As we drove back from Minnesota, we discussed what we had learned on the trip. One striking difference between the Missouri and Minnesota farm situations was the clear differences in diversification. In Missouri, most producers raise a wide array of crops and livestock. Almost everyone has some pasture and woodlot as well. In western Minnesota, there is mostly corn, beans and an occasional field of sugar beets. There’s very little pasture or cattle, and the only trees are around the farmhouses. It’s row-crop country, pure and simple. That’s why the Minnesota farmers kept talking about how everyone needed to diversify to survive lower corn and soybean prices.

For Missouri farmers, the question is how to build on the diversity that already exists. Clearly, this diversity has helped us to maintain a strong family farm base in our state, the number two ranking state in number of farm operations.

We were also impressed by the way the LSP members had worked together to create the Swine Research Center and form a network of sustainable hog producers to learn from each other’s production systems. By focusing on grassroots organizing and building farmerfriendly coalitions, LSP has been able to accomplish a great deal. Maybe we can learn some important lessons from their example.

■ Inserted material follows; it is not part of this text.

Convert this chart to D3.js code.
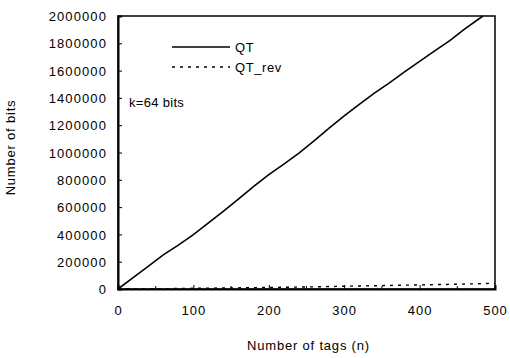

Jonathon Stroebel, a young farmer from Tipton, MO told us that he “was impressed by how the farmers in Minnesota were able to adapt these sustainable techniques into their existing buildings and other resources; this was what made these techniques even more economical.”

Carl Weihardt, a Patchwork producer from Howard County, MO was “...really impressed that, in a time where all the big companies are trying to take over and weed out the little producers, farmers were able to put their heads together and organize and still have their place in production agriculture.”

Carl talked about his role as an MRCC member in the fight to preserve family farms. “I’m really glad that there’s a group of farmers banding together; I think that’s really important for the future instead of encouraging our children to take off-farm jobs and letting the big industry take over. It feels good to get involved and stand up for what I believe is a worthwhile effort that we need in this country.”

Brenda Dougherty was impressed with the individual marketing efforts of the farmers. “They had created many different strategies for getting their products straight to the consumers; this helped them maximize the profits from their products.”

Joyce Perry, a diversified row crop and livestock farmer from north-west Missouri, admired the pasture farrowing and hoop houses at Jim VanDerPol’s farm. “Those hogs were different than confinement hogs, they seemed to be stress-free hogs and that is what I believe impressed me the most. I think (these techniques) are something that we can use very efficiently in Missouri.”

Joyce was inspired by the fact that “The families in Minnesota are changing their operations to be able to find a way that they can involve the next generations. At every farm that we went to the sons and daughters were a part of the operation.”